Tuesday, 25 March 2025

Supreme Court: What are essential ingredients of offence punishable U/S 504 and 506 of IPC?

  Section 504 of the Indian Penal Code contemplates intentionally insulting a person and thereby provoking such person insulted to breach the peace or intentionally insulting a person knowing it to be likely that the person insulted may be provoked so as to cause a breach of the public peace or to commit any other offence. Mere abuse may not come within the purview of the section. But, the words of abuse in a particular case might amount to an intentional insult provoking the person insulted to commit a breach of the public peace or to commit any other offence. If abusive language is used intentionally and is of such a nature as would in the ordinary course of events lead the person insulted to break the peace or to commit an offence under the law, the case is not taken away from the purview of the Section merely because the insulted person did not actually break the peace or commit any offence having exercised self control or having been subjected to abject terror by the offender. In judging whether particular abusive language is attracted by Section 504, Indian Penal Code, the court has to find out what, in the ordinary circumstances, would be the effect of the abusive language used and not what the complainant actually did as a result of his peculiar idiosyncrasy or cool temperament or sense of discipline. It is the ordinary general nature of the abusive language that is the test for considering whether the abusive language is an intentional insult likely to provoke the person insulted to commit a breach of the peace and not the particular conduct or temperament of the complainant. {Para 25}


26. Mere abuse, discourtesy, rudeness or insolence, may not amount to an intentional insult within the meaning of Section 504, Indian Penal Code if it does not have the necessary element of being likely to incite the person insulted to commit a breach of the peace of an offence and the other element of the Accused intending to provoke the person insulted to commit a breach of the peace or knowing that the person insulted is likely to commit a breach of the peace. Each case of abusive language shall have to be decided in the light of the facts and circumstances of that case and there cannot be a general proposition that no one commits an offence Under Section 504, Indian Penal Code if he merely uses abusive language against the complainant. In King Emperor v. Chunnibhai Dayabhai, (1902) 4 Bom LR 78, a Division Bench of the Bombay High Court pointed out that:


To constitute an offence Under Section 504, Indian Penal Code it is sufficient if the insult is of a kind calculated to cause the other party to lose his temper and say or do something violent. Public peace can be broken by angry words as well as deeds.

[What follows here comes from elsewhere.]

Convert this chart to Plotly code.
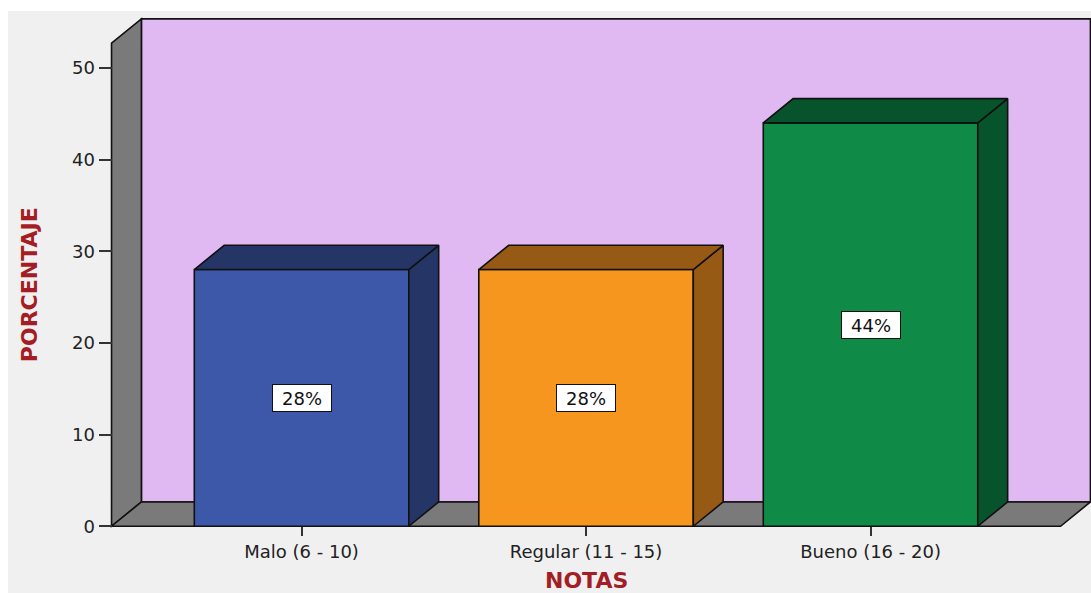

27. A bare perusal of Section 506 of the Indian Penal Code makes it clear that a part of it relates to criminal intimidation. Before an offence of criminal intimidation is made out, it must be established that the Accused had an intention to cause alarm to the complainant.


28. In the facts and circumstances of the case and more particularly, considering the nature of the allegations levelled in the FIR, a prima facie case to constitute the offence punishable Under Section 506 of the Indian Penal Code may probably could be said to have been disclosed but not Under Section 504 of the Indian Penal Code. The allegations with respect to the offence punishable Under Section 504 of the Indian Penal Code can also be looked at from a different perspective. In the FIR, all that the first informant has stated is that abusive language was used by the Accused persons. What exactly was uttered in the form of abuses is not stated in the FIR. One of the essential elements, as discussed above, constituting an offence Under Section 504 of the Indian Penal Code is that there should have been an act or conduct amounting to intentional insult. Where that act is the use of the abusive words, it is necessary to know what those words were in order to decide whether the use of those words amounted to intentional insult. In the absence of these words, it is not possible to decide whether the ingredient of intentional insult is present.


19. Applying the principles as explained aforesaid, we are of the view that none of the ingredients to constitute the offence punishable Under Sections 504 and 506 of the Indian Penal Code respectively are borne out.

IN THE SUPREME COURT OF INDIA

Criminal Appeal No. 352/2020

Decided On: 16.01.2025

Om Prakash Ambadkar Vs. The State of Maharashtra and Ors.

Hon'ble Judges/Coram:

J.B. Pardiwala and R. Mahadevan, JJ.

Citation:  MANU/SC/0134/2025, 2025 INSC 139.